Aktywność działaczy Lewicy związana jest z publikacją raportu Watykanu na temat kariery Theodore'a McCarricka. Były metropolita Waszyngtonu został wydalony ze stanu duchownego przez papieża Franciszka z powodu dopuszczenia się czynów pedofilskich. Ponad 400-stronicowy raport pokazuje również mechanizmy ukrywania pedofilii w Kościele. Autorzy raportu wskazują, że Jan Paweł II wiedział o niektórych oskarżeniach kierowanych w stronę McCarricka, ale nie uwierzył w ich prawdziwość.
Krystian Głuch i Wiktoria Barańska z partii Razem złożyli do rady m.st. Warszawy petycję, w której domagają się odebrania Janowi Pawłowi II tytułu honorowego obywatela miasta Warszawa. Według nich "papież Jan Paweł II wiedział o zarzutach wobec duchownego (McCarricka - red.) w sprawie popełnianych przez niego nadużyć seksualnych wobec nieletnich przed jego nominacją na stanowisko metropolity Waszyngtonu".
Działacze podkreślają, że "pomimo tej świadomości już w następnym roku wyniósł go do godności kardynalskiej". Głuch i Barańska chcą pozbawić honorowego obywatelstwa Warszawy również abp. Henryka Hosera i abp. Sławoja Leszka Głódzia, którzy również - według nich - są "zamieszani w tuszowanie przestępstw pedofilskich".
Inną drogą poszli działacze z Wrocławia i Gdańska, którzy domagają się pozbawienia Jana Pawła II patronatu nad miejskim placem i ulicą. Inicjatorką petycji we Wrocławiu jest posłanka Agnieszka Dziemianowicz-Bąk, która chce, aby plac Jana Pawła II zamienił się w plac 1 Maja. Według posłanki Lewicy "plac zasługuje na patronat, który nie budzi etycznych ani prawnych wątpliwości".

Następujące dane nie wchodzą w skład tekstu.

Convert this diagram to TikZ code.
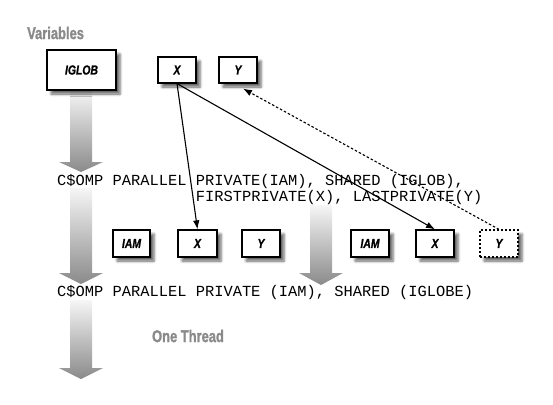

"Po raporcie Watykanu i informacjach o niekwestionowanym udziale papieża w systemowym ukrywaniu pedofilii w Kościele Katolickim, wnioskuję do Rady Miejskiej o odebranie Janowi Pawłowi II patronatu nad placem i przywrócenie dawnej nazwy jednego z najważniejszych miejsc Wrocławia" - napisała w mediach społecznościowych.
Jak informuje "Gazeta Wyborcza", autorem petycji w Gdańsku jest Michał Piękoś z Wiosny Roberta Biedronia. Polityk chce, aby al. Jana Pawła II w gdańskiej dzielnicy Zaspa zmieniła swoją nazwę na imienia Strajku Kobiet.
- To jest moja reakcja na raport Watykanu ujawniający, że papież Jan Paweł II był ostrzegany, że na Theodorze McCarricku ciążą poważne zarzuty o pedofilię. Mimo to mianował go kardynałem - powiedział Piękoś, dodając, że "dowody przeciwko Janowi Pawłowi II wydają się bardzo mocne".
- Nie chodzi tylko o zmianę nazwy ulicy. Mamy dość tego statusu quo. Jako Gdańsk chcemy powiedzieć, że jesteśmy po stronie ofiar, a nie oprawców. Symboliczny akt zmiany nazwy ulicy to tylko tyle i aż tyle [...] Bez wątpienia pokazalibyśmy, że dla nas, gdańszczan i gdańszczanek, liczy się prawda. Czas skonfrontować się z trudną przeszłością Kościoła katolickiego i mitem Jana Pawła II - zaznaczył.